--- Task to carry out ---
Reproduce the material exactly, omitting nothing.

[Start of Supplied material]

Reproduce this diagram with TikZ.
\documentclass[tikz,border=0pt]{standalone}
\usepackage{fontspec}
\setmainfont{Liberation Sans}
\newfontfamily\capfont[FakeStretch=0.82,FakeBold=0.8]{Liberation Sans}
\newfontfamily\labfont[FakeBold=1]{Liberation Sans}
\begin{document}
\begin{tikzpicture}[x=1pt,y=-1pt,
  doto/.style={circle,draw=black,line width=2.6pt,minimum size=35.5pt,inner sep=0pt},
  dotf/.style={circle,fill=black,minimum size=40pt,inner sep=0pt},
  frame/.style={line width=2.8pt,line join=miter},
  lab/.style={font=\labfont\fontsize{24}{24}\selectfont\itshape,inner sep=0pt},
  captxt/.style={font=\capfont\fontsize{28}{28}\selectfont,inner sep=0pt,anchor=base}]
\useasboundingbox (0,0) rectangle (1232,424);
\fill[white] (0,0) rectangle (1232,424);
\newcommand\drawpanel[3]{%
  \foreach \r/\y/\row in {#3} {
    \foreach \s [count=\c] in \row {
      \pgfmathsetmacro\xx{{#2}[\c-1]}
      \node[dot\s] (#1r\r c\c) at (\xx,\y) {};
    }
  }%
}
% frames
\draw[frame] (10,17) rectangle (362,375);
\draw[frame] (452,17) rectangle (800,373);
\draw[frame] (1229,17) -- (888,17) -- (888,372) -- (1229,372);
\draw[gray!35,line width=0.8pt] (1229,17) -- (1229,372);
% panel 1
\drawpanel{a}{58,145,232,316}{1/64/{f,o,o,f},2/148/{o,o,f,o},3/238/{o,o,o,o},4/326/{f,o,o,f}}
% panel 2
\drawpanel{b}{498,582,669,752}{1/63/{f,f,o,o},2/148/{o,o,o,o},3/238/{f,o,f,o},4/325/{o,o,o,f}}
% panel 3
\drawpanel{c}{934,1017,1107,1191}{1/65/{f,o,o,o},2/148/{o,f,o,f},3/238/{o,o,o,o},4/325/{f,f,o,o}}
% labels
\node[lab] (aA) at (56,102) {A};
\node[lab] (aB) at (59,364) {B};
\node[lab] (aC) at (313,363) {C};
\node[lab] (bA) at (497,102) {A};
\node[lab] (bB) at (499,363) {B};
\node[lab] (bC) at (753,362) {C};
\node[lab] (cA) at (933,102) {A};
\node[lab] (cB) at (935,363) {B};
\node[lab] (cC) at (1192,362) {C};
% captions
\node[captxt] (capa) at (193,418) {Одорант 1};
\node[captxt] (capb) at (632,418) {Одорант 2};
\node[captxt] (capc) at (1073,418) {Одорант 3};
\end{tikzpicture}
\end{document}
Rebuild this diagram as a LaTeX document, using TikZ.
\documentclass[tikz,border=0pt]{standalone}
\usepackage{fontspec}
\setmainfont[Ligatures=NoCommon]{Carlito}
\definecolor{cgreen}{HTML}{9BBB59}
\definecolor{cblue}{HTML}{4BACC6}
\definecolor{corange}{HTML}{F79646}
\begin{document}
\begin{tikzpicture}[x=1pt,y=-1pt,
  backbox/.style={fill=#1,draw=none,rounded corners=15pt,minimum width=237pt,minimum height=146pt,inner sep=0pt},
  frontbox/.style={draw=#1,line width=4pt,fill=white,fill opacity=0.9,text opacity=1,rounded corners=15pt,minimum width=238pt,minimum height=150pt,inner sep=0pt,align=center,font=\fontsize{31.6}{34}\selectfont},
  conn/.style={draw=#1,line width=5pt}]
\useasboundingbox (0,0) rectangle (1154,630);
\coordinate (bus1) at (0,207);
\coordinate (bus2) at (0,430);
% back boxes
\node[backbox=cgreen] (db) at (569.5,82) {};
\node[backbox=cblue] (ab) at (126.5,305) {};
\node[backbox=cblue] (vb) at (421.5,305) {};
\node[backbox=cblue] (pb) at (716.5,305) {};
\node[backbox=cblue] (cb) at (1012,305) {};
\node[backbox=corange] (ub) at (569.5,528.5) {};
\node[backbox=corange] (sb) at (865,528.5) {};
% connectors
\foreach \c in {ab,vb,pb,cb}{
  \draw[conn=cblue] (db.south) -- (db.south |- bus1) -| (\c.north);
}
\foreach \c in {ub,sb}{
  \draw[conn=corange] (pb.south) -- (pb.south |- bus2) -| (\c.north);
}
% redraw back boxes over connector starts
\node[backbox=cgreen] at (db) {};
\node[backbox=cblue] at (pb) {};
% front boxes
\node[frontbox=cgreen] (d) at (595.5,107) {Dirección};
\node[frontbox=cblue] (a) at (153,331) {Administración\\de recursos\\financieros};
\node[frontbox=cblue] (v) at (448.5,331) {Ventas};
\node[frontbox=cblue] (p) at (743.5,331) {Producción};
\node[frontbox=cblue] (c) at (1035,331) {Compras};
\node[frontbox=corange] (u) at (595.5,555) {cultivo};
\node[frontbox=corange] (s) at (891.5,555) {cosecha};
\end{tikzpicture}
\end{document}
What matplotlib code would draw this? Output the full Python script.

[End of Supplied material]

--- Response ---
Reproduce this diagram with TikZ.
\documentclass[tikz,border=0pt]{standalone}
\usepackage{fontspec}
\setmainfont{Liberation Sans}
\newfontfamily\capfont[FakeStretch=0.82,FakeBold=0.8]{Liberation Sans}
\newfontfamily\labfont[FakeBold=1]{Liberation Sans}
\begin{document}
\begin{tikzpicture}[x=1pt,y=-1pt,
  doto/.style={circle,draw=black,line width=2.6pt,minimum size=35.5pt,inner sep=0pt},
  dotf/.style={circle,fill=black,minimum size=40pt,inner sep=0pt},
  frame/.style={line width=2.8pt,line join=miter},
  lab/.style={font=\labfont\fontsize{24}{24}\selectfont\itshape,inner sep=0pt},
  captxt/.style={font=\capfont\fontsize{28}{28}\selectfont,inner sep=0pt,anchor=base}]
\useasboundingbox (0,0) rectangle (1232,424);
\fill[white] (0,0) rectangle (1232,424);
\newcommand\drawpanel[3]{%
  \foreach \r/\y/\row in {#3} {
    \foreach \s [count=\c] in \row {
      \pgfmathsetmacro\xx{{#2}[\c-1]}
      \node[dot\s] (#1r\r c\c) at (\xx,\y) {};
    }
  }%
}
% frames
\draw[frame] (10,17) rectangle (362,375);
\draw[frame] (452,17) rectangle (800,373);
\draw[frame] (1229,17) -- (888,17) -- (888,372) -- (1229,372);
\draw[gray!35,line width=0.8pt] (1229,17) -- (1229,372);
% panel 1
\drawpanel{a}{58,145,232,316}{1/64/{f,o,o,f},2/148/{o,o,f,o},3/238/{o,o,o,o},4/326/{f,o,o,f}}
% panel 2
\drawpanel{b}{498,582,669,752}{1/63/{f,f,o,o},2/148/{o,o,o,o},3/238/{f,o,f,o},4/325/{o,o,o,f}}
% panel 3
\drawpanel{c}{934,1017,1107,1191}{1/65/{f,o,o,o},2/148/{o,f,o,f},3/238/{o,o,o,o},4/325/{f,f,o,o}}
% labels
\node[lab] (aA) at (56,102) {A};
\node[lab] (aB) at (59,364) {B};
\node[lab] (aC) at (313,363) {C};
\node[lab] (bA) at (497,102) {A};
\node[lab] (bB) at (499,363) {B};
\node[lab] (bC) at (753,362) {C};
\node[lab] (cA) at (933,102) {A};
\node[lab] (cB) at (935,363) {B};
\node[lab] (cC) at (1192,362) {C};
% captions
\node[captxt] (capa) at (193,418) {Одорант 1};
\node[captxt] (capb) at (632,418) {Одорант 2};
\node[captxt] (capc) at (1073,418) {Одорант 3};
\end{tikzpicture}
\end{document}
Rebuild this diagram as a LaTeX document, using TikZ.
\documentclass[tikz,border=0pt]{standalone}
\usepackage{fontspec}
\setmainfont[Ligatures=NoCommon]{Carlito}
\definecolor{cgreen}{HTML}{9BBB59}
\definecolor{cblue}{HTML}{4BACC6}
\definecolor{corange}{HTML}{F79646}
\begin{document}
\begin{tikzpicture}[x=1pt,y=-1pt,
  backbox/.style={fill=#1,draw=none,rounded corners=15pt,minimum width=237pt,minimum height=146pt,inner sep=0pt},
  frontbox/.style={draw=#1,line width=4pt,fill=white,fill opacity=0.9,text opacity=1,rounded corners=15pt,minimum width=238pt,minimum height=150pt,inner sep=0pt,align=center,font=\fontsize{31.6}{34}\selectfont},
  conn/.style={draw=#1,line width=5pt}]
\useasboundingbox (0,0) rectangle (1154,630);
\coordinate (bus1) at (0,207);
\coordinate (bus2) at (0,430);
% back boxes
\node[backbox=cgreen] (db) at (569.5,82) {};
\node[backbox=cblue] (ab) at (126.5,305) {};
\node[backbox=cblue] (vb) at (421.5,305) {};
\node[backbox=cblue] (pb) at (716.5,305) {};
\node[backbox=cblue] (cb) at (1012,305) {};
\node[backbox=corange] (ub) at (569.5,528.5) {};
\node[backbox=corange] (sb) at (865,528.5) {};
% connectors
\foreach \c in {ab,vb,pb,cb}{
  \draw[conn=cblue] (db.south) -- (db.south |- bus1) -| (\c.north);
}
\foreach \c in {ub,sb}{
  \draw[conn=corange] (pb.south) -- (pb.south |- bus2) -| (\c.north);
}
% redraw back boxes over connector starts
\node[backbox=cgreen] at (db) {};
\node[backbox=cblue] at (pb) {};
% front boxes
\node[frontbox=cgreen] (d) at (595.5,107) {Dirección};
\node[frontbox=cblue] (a) at (153,331) {Administración\\de recursos\\financieros};
\node[frontbox=cblue] (v) at (448.5,331) {Ventas};
\node[frontbox=cblue] (p) at (743.5,331) {Producción};
\node[frontbox=cblue] (c) at (1035,331) {Compras};
\node[frontbox=corange] (u) at (595.5,555) {cultivo};
\node[frontbox=corange] (s) at (891.5,555) {cosecha};
\end{tikzpicture}
\end{document}
What matplotlib code would draw this? Output the full Python script.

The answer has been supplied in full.